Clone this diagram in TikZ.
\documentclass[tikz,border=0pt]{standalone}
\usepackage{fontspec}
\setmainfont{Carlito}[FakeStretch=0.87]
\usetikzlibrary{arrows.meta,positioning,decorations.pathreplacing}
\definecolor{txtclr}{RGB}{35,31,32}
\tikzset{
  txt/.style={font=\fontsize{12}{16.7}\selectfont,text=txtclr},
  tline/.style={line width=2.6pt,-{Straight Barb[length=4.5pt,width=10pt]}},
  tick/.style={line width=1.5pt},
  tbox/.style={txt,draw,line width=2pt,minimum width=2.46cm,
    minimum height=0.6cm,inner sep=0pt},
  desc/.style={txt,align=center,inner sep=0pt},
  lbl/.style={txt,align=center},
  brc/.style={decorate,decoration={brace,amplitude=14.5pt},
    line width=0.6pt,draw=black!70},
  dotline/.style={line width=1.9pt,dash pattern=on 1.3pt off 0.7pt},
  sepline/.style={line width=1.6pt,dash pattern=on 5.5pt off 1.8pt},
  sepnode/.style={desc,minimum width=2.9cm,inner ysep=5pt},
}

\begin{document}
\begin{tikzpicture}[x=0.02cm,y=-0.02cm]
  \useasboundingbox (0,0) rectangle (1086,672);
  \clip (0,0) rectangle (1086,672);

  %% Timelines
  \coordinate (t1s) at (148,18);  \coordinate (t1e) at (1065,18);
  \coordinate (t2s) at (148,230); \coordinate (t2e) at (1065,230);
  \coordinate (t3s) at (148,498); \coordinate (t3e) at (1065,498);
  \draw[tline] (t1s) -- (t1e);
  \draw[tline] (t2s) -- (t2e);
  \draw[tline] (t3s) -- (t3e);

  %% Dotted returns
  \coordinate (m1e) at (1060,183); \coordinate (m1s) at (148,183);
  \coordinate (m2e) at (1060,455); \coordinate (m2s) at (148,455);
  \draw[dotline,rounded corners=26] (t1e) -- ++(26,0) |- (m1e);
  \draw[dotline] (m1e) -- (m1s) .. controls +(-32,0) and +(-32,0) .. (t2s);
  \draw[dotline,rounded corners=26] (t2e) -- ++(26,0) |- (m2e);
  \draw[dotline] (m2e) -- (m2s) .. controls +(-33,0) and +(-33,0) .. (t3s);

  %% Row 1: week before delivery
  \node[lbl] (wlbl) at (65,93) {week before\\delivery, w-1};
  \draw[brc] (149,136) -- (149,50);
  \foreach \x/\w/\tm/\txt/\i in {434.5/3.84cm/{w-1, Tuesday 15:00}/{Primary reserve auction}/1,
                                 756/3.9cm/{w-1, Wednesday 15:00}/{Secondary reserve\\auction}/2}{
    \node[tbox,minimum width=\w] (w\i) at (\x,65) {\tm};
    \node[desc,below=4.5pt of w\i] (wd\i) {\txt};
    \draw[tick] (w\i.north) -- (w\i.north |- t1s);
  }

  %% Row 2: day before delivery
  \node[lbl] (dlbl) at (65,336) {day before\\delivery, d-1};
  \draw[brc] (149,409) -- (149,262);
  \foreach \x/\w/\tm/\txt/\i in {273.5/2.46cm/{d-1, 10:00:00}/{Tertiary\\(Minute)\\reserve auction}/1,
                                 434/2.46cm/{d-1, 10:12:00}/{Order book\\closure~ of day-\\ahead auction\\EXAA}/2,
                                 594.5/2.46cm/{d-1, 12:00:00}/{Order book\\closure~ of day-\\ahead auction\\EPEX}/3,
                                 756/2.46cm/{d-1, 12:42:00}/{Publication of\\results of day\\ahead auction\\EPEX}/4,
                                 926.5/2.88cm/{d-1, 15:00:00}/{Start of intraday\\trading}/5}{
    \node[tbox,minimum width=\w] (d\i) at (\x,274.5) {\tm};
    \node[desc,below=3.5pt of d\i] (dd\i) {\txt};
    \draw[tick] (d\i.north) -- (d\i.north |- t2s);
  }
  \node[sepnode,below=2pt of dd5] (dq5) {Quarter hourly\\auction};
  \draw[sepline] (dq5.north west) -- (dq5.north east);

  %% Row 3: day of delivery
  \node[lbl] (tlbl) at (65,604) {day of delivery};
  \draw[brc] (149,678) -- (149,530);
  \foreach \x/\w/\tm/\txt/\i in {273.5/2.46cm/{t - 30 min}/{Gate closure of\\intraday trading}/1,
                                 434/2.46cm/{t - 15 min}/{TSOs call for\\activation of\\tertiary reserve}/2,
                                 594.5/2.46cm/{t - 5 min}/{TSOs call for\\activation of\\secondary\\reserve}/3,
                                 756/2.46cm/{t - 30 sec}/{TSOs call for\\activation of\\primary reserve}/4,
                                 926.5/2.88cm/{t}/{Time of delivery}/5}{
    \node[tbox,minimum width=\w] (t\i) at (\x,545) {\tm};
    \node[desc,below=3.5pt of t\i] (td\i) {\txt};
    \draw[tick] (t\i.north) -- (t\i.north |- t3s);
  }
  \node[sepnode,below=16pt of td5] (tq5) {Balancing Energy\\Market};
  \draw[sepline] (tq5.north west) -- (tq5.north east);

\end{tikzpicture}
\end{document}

• • • • •

To do —
Every line above should be retyped exactly as given.

Output below —
Clone this diagram in TikZ.
\documentclass[tikz,border=0pt]{standalone}
\usepackage{fontspec}
\setmainfont{Carlito}[FakeStretch=0.87]
\usetikzlibrary{arrows.meta,positioning,decorations.pathreplacing}
\definecolor{txtclr}{RGB}{35,31,32}
\tikzset{
  txt/.style={font=\fontsize{12}{16.7}\selectfont,text=txtclr},
  tline/.style={line width=2.6pt,-{Straight Barb[length=4.5pt,width=10pt]}},
  tick/.style={line width=1.5pt},
  tbox/.style={txt,draw,line width=2pt,minimum width=2.46cm,
    minimum height=0.6cm,inner sep=0pt},
  desc/.style={txt,align=center,inner sep=0pt},
  lbl/.style={txt,align=center},
  brc/.style={decorate,decoration={brace,amplitude=14.5pt},
    line width=0.6pt,draw=black!70},
  dotline/.style={line width=1.9pt,dash pattern=on 1.3pt off 0.7pt},
  sepline/.style={line width=1.6pt,dash pattern=on 5.5pt off 1.8pt},
  sepnode/.style={desc,minimum width=2.9cm,inner ysep=5pt},
}

\begin{document}
\begin{tikzpicture}[x=0.02cm,y=-0.02cm]
  \useasboundingbox (0,0) rectangle (1086,672);
  \clip (0,0) rectangle (1086,672);

  %% Timelines
  \coordinate (t1s) at (148,18);  \coordinate (t1e) at (1065,18);
  \coordinate (t2s) at (148,230); \coordinate (t2e) at (1065,230);
  \coordinate (t3s) at (148,498); \coordinate (t3e) at (1065,498);
  \draw[tline] (t1s) -- (t1e);
  \draw[tline] (t2s) -- (t2e);
  \draw[tline] (t3s) -- (t3e);

  %% Dotted returns
  \coordinate (m1e) at (1060,183); \coordinate (m1s) at (148,183);
  \coordinate (m2e) at (1060,455); \coordinate (m2s) at (148,455);
  \draw[dotline,rounded corners=26] (t1e) -- ++(26,0) |- (m1e);
  \draw[dotline] (m1e) -- (m1s) .. controls +(-32,0) and +(-32,0) .. (t2s);
  \draw[dotline,rounded corners=26] (t2e) -- ++(26,0) |- (m2e);
  \draw[dotline] (m2e) -- (m2s) .. controls +(-33,0) and +(-33,0) .. (t3s);

  %% Row 1: week before delivery
  \node[lbl] (wlbl) at (65,93) {week before\\delivery, w-1};
  \draw[brc] (149,136) -- (149,50);
  \foreach \x/\w/\tm/\txt/\i in {434.5/3.84cm/{w-1, Tuesday 15:00}/{Primary reserve auction}/1,
                                 756/3.9cm/{w-1, Wednesday 15:00}/{Secondary reserve\\auction}/2}{
    \node[tbox,minimum width=\w] (w\i) at (\x,65) {\tm};
    \node[desc,below=4.5pt of w\i] (wd\i) {\txt};
    \draw[tick] (w\i.north) -- (w\i.north |- t1s);
  }

  %% Row 2: day before delivery
  \node[lbl] (dlbl) at (65,336) {day before\\delivery, d-1};
  \draw[brc] (149,409) -- (149,262);
  \foreach \x/\w/\tm/\txt/\i in {273.5/2.46cm/{d-1, 10:00:00}/{Tertiary\\(Minute)\\reserve auction}/1,
                                 434/2.46cm/{d-1, 10:12:00}/{Order book\\closure~ of day-\\ahead auction\\EXAA}/2,
                                 594.5/2.46cm/{d-1, 12:00:00}/{Order book\\closure~ of day-\\ahead auction\\EPEX}/3,
                                 756/2.46cm/{d-1, 12:42:00}/{Publication of\\results of day\\ahead auction\\EPEX}/4,
                                 926.5/2.88cm/{d-1, 15:00:00}/{Start of intraday\\trading}/5}{
    \node[tbox,minimum width=\w] (d\i) at (\x,274.5) {\tm};
    \node[desc,below=3.5pt of d\i] (dd\i) {\txt};
    \draw[tick] (d\i.north) -- (d\i.north |- t2s);
  }
  \node[sepnode,below=2pt of dd5] (dq5) {Quarter hourly\\auction};
  \draw[sepline] (dq5.north west) -- (dq5.north east);

  %% Row 3: day of delivery
  \node[lbl] (tlbl) at (65,604) {day of delivery};
  \draw[brc] (149,678) -- (149,530);
  \foreach \x/\w/\tm/\txt/\i in {273.5/2.46cm/{t - 30 min}/{Gate closure of\\intraday trading}/1,
                                 434/2.46cm/{t - 15 min}/{TSOs call for\\activation of\\tertiary reserve}/2,
                                 594.5/2.46cm/{t - 5 min}/{TSOs call for\\activation of\\secondary\\reserve}/3,
                                 756/2.46cm/{t - 30 sec}/{TSOs call for\\activation of\\primary reserve}/4,
                                 926.5/2.88cm/{t}/{Time of delivery}/5}{
    \node[tbox,minimum width=\w] (t\i) at (\x,545) {\tm};
    \node[desc,below=3.5pt of t\i] (td\i) {\txt};
    \draw[tick] (t\i.north) -- (t\i.north |- t3s);
  }
  \node[sepnode,below=16pt of td5] (tq5) {Balancing Energy\\Market};
  \draw[sepline] (tq5.north west) -- (tq5.north east);

\end{tikzpicture}
\end{document}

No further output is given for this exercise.